Parsing a listing of non-rectangular array

I would like to parse strings like this "[[[1], [2]], [[2, 3], [4, 5]], [[6, 7, 8], [3, 1, 4]]]" and get the underlying array back. Is there an off-the-shelf function to do it?

I found it:

eval(Meta.parse("[[[1], [2]], [[2, 3], [4, 5]], [[6, 7, 8], [3, 1, 4]]]"))

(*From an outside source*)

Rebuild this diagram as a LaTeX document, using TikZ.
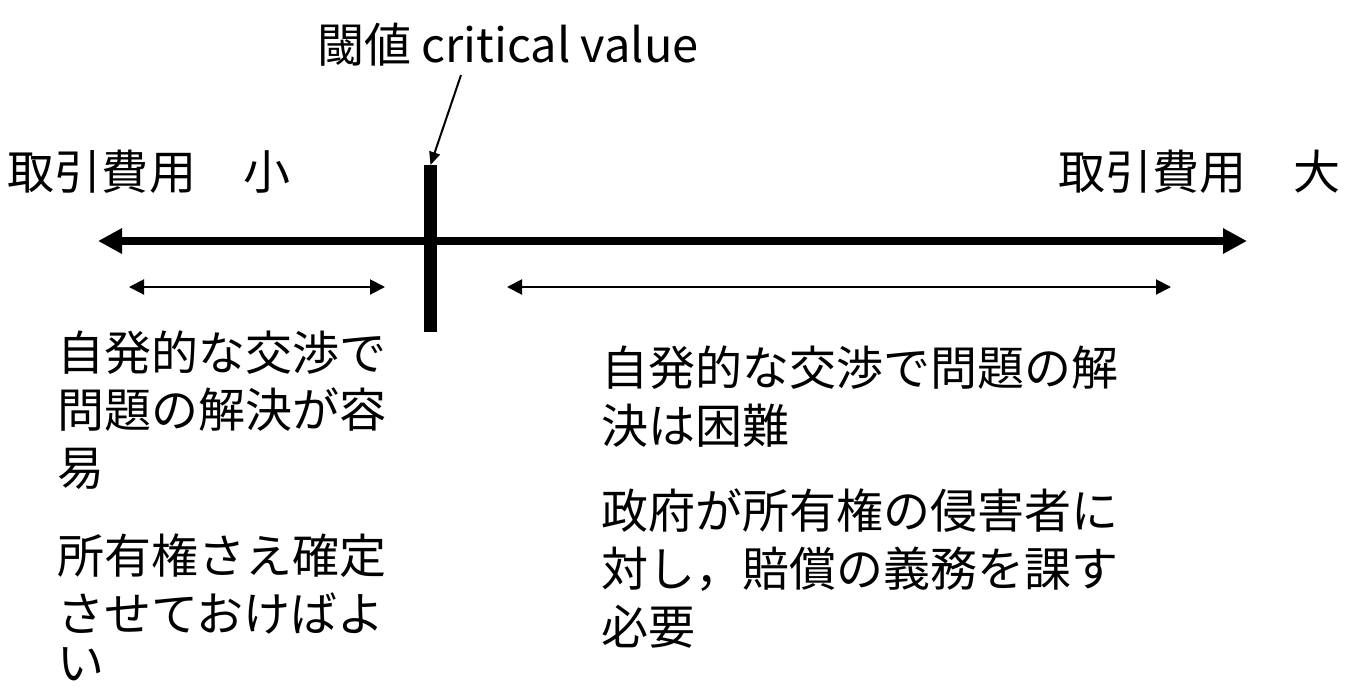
\documentclass[tikz,border=0pt]{standalone}
\usepackage{fontspec}
\setmainfont{Noto Sans CJK JP}
\usetikzlibrary{arrows.meta}
\tikzset{
  txt/.style={inner sep=0pt, outer sep=0pt, font=\fontsize{47pt}{58pt}\selectfont},
  lline/.style={txt, anchor=base west},
  rline/.style={txt, anchor=base east},
  mainarrow/.style={line width=8pt, {Triangle[length=24pt,width=24pt]}-{Triangle[length=24pt,width=24pt]}},
  rangearrow/.style={line width=2pt, {Triangle[length=15pt,width=15pt]}-{Triangle[length=15pt,width=15pt]}},
  pointer/.style={line width=2pt, -{Triangle[length=13pt,width=11pt]}},
}
\begin{document}
\begin{tikzpicture}[x=1pt,y=-1pt]
\useasboundingbox (0,0) rectangle (1346,686);
% title
\node[txt, anchor=base] (title) at (508,62) {閾値\hspace{10pt}critical value};
\coordinate (ptstart) at (461,75);
% threshold bar
\node[fill=black, inner sep=0pt, minimum width=13pt, minimum height=167pt, anchor=north] (bar) at (430.5,165) {};
\draw[pointer] (ptstart) -- (bar.north);
% main axis
\coordinate (axL) at (98,241);
\coordinate (axR) at (1247,241);
\draw[mainarrow] (axL) -- (axR);
% range arrows
\coordinate (r1a) at (129,287);
\coordinate (r1b) at (385,287);
\coordinate (r2a) at (507,287);
\coordinate (r2b) at (1171,287);
\draw[rangearrow] (r1a) -- (r1b);
\draw[rangearrow] (r2a) -- (r2b);
% headers
\node[lline] (small) at (8,189.5) {取引費用　小};
\node[rline] (large) at (1340,189.5) {取引費用　大};
% left text
\node[lline] (l1) at (57,370) {自発的な交渉で};
\node[lline] (l2) at (57,427.5) {問題の解決が容};
\node[lline] (l3) at (57,485) {易};
\node[lline] (l4) at (57,573.5) {所有権さえ確定};
\node[lline] (l5) at (57,631) {させておけばよ};
\node[lline] (l6) at (57,680) {い};
% right text
\node[lline] (m1) at (601,385) {自発的な交渉で問題の解};
\node[lline] (m2) at (601,443.5) {決は困難};
\node[lline] (m3) at (601,528.5) {政府が所有権の侵害者に};
\node[lline] (m4) at (601,586) {対し，賠償の義務を課す};
\node[lline] (m5) at (601,644.5) {必要};
\end{tikzpicture}
\end{document}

That does work, but use of eval can be slow, unsafe, and very often a sign that there is a better solution to whatever the real problem is. Perhaps you can tell us more about what you’re trying to do. Where do the arrays come from? Are they produced by other Julia code?

1 Like

@rdeits The arrays are read from text file. They are 3 dimensional, Nx2xM shape, non-rectangular (the last dimension has different lengths).

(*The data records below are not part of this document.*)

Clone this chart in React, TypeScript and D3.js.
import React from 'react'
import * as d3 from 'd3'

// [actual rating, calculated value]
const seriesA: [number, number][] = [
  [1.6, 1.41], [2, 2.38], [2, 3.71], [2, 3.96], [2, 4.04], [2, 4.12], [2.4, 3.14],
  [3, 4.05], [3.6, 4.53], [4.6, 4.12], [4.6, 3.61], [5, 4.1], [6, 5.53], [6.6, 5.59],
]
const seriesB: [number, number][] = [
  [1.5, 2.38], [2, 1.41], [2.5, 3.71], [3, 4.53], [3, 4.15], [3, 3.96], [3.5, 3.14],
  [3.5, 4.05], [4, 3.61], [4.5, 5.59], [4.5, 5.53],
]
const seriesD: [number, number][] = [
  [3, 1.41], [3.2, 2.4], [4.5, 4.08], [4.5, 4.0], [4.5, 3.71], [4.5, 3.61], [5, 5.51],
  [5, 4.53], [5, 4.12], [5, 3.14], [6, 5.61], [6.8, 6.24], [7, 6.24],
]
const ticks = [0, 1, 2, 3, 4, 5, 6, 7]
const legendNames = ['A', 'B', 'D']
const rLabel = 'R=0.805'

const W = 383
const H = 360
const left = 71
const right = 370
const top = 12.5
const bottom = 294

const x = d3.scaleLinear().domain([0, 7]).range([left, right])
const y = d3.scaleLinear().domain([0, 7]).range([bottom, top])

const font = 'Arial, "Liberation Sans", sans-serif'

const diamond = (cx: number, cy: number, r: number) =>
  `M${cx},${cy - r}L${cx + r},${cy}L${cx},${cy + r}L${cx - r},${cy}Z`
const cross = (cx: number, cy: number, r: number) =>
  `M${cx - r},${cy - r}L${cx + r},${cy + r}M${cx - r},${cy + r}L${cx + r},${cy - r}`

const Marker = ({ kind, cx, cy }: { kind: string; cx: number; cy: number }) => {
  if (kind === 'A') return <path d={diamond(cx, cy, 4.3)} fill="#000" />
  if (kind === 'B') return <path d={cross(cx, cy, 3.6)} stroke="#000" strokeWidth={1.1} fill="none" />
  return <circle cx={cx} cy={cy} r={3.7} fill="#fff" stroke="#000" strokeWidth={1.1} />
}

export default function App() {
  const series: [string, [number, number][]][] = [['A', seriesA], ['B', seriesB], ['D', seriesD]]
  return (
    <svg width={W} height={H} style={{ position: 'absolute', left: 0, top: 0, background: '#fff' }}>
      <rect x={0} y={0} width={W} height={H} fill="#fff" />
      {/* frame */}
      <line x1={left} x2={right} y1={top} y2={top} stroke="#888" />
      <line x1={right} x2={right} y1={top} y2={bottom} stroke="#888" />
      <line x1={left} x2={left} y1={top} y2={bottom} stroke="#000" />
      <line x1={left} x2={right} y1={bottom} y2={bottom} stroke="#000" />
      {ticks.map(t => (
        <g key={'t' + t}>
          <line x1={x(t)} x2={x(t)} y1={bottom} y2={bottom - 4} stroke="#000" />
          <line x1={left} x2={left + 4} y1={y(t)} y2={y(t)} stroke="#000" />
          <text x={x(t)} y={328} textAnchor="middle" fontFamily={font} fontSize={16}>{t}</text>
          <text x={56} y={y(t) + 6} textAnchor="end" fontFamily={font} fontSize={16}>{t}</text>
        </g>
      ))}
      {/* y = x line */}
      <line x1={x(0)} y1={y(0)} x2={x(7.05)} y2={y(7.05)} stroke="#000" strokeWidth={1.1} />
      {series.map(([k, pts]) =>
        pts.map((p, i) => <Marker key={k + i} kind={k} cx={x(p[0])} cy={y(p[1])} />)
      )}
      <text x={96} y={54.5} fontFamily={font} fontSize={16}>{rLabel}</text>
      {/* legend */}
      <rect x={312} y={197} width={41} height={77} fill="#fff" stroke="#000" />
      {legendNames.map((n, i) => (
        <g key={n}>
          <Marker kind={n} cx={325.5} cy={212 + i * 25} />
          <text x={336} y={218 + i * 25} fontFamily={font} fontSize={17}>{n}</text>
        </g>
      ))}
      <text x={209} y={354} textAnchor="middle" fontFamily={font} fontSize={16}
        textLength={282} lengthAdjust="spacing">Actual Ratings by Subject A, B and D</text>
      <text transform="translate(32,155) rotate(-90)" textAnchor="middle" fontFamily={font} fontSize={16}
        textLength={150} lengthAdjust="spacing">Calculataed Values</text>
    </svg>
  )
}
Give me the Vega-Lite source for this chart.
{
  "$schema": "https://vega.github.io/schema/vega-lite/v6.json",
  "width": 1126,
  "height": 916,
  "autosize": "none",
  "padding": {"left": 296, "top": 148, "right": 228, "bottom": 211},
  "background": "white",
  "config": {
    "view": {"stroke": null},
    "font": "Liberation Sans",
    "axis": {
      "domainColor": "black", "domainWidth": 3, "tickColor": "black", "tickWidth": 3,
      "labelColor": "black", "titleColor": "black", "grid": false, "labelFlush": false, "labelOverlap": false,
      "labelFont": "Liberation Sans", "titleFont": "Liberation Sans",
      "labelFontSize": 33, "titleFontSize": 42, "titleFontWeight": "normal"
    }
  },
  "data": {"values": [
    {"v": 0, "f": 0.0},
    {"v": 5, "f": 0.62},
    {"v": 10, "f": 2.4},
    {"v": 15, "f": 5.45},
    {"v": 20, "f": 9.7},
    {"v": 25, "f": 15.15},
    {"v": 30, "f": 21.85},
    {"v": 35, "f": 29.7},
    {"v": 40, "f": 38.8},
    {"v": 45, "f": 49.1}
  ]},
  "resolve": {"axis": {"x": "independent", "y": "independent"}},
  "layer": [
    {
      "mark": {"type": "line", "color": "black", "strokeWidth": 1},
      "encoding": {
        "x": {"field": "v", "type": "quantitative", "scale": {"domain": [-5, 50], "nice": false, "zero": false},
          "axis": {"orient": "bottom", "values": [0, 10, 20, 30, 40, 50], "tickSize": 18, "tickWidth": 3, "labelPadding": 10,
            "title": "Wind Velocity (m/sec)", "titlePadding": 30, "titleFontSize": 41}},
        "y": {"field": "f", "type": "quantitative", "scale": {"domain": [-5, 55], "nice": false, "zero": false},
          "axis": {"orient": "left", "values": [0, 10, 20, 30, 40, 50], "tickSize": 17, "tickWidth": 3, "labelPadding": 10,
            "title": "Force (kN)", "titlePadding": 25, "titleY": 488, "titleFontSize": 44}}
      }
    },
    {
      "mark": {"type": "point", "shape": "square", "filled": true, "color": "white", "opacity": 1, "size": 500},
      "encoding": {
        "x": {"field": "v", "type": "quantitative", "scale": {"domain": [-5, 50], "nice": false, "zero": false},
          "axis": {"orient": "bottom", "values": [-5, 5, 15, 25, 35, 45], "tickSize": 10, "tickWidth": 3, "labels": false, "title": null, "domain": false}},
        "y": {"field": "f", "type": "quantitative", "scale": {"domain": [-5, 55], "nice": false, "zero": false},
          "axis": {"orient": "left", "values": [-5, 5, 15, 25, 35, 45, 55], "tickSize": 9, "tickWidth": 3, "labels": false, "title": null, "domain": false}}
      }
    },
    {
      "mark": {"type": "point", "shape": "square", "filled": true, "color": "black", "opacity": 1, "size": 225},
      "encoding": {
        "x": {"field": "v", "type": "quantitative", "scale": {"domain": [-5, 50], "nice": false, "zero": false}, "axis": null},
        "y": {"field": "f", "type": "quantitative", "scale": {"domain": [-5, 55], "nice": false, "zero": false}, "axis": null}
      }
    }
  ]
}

I guess my question was more along the lines of: do you control the production of these text files too? If so, it might make your life easier to use a well-defined format like JSON, BSON, or JLD2 to store the data so that you can avoid eval and parse.

Actually, your data looks like it could be parsed as JSON:

(v1.0) pkg> add JSON
 Resolving package versions...
  Updating `~/.julia/environments/v1.0/Project.toml`
 [no changes]
  Updating `~/.julia/environments/v1.0/Manifest.toml`
 [no changes]

julia> using JSON

julia> JSON.parse("[[[1], [2]], [[2, 3], [4, 5]], [[6, 7, 8], [3, 1, 4]]]")
3-element Array{Any,1}:
 Any[Any[1], Any[2]]            
 Any[Any[2, 3], Any[4, 5]]      
 Any[Any[6, 7, 8], Any[3, 1, 4]]

which is (a) about 100 times faster and (b) doesn’t create the substantial security and stability risk of eval():

julia> using BenchmarkTools

julia> s = "[[[1], [2]], [[2, 3], [4, 5]], [[6, 7, 8], [3, 1, 4]]]"
"[[[1], [2]], [[2, 3], [4, 5]], [[6, 7, 8], [3, 1, 4]]]"

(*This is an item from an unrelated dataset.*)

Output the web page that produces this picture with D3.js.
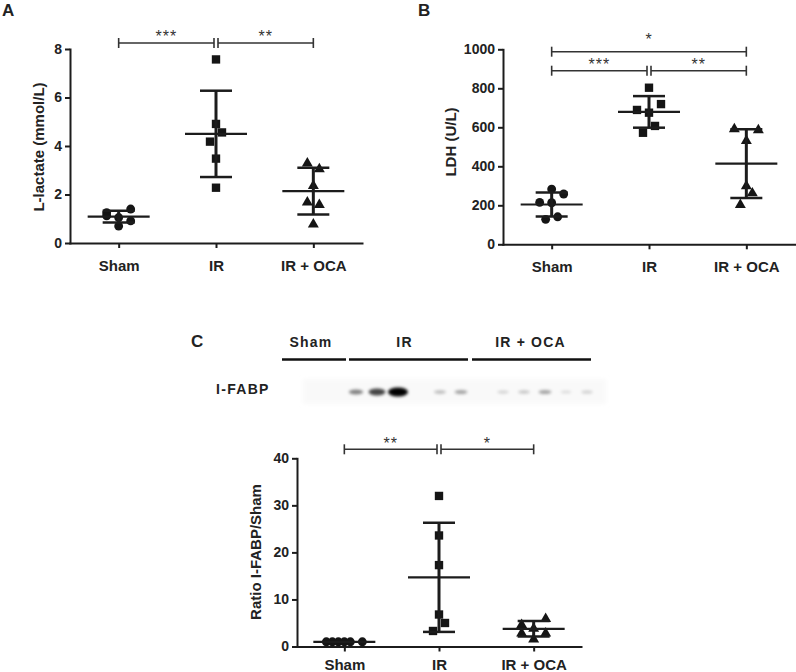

julia> @btime JSON.parse($s)
  4.532 μs (45 allocations: 2.59 KiB)
3-element Array{Any,1}:
 Any[Any[1], Any[2]]            
 Any[Any[2, 3], Any[4, 5]]      
 Any[Any[6, 7, 8], Any[3, 1, 4]]

julia> @btime eval(Meta.parse($s))
  318.905 μs (106 allocations: 7.22 KiB)
3-element Array{Array{Array{Int64,1},1},1}:
 [[1], [2]]            
 [[2, 3], [4, 5]]      
 [[6, 7, 8], [3, 1, 4]]

One difference is that JSON.parse (intentionally) produces Array{Any} containers, but it’s pretty straightforward to narrow those array types if you want:

julia> narrow(x::AbstractArray) = collect(narrow.(x))
narrow (generic function with 1 method)

julia> narrow(x) = x
narrow (generic function with 2 methods)

julia> narrow(JSON.parse(s))
3-element Array{Array{Array{Int64,1},1},1}:
 [[1], [2]]            
 [[2, 3], [4, 5]]      
 [[6, 7, 8], [3, 1, 4]]
5 Likes

Thank you. JSON.parse solves my problem. The data comes from 3rd party, so I’m stuck with their format.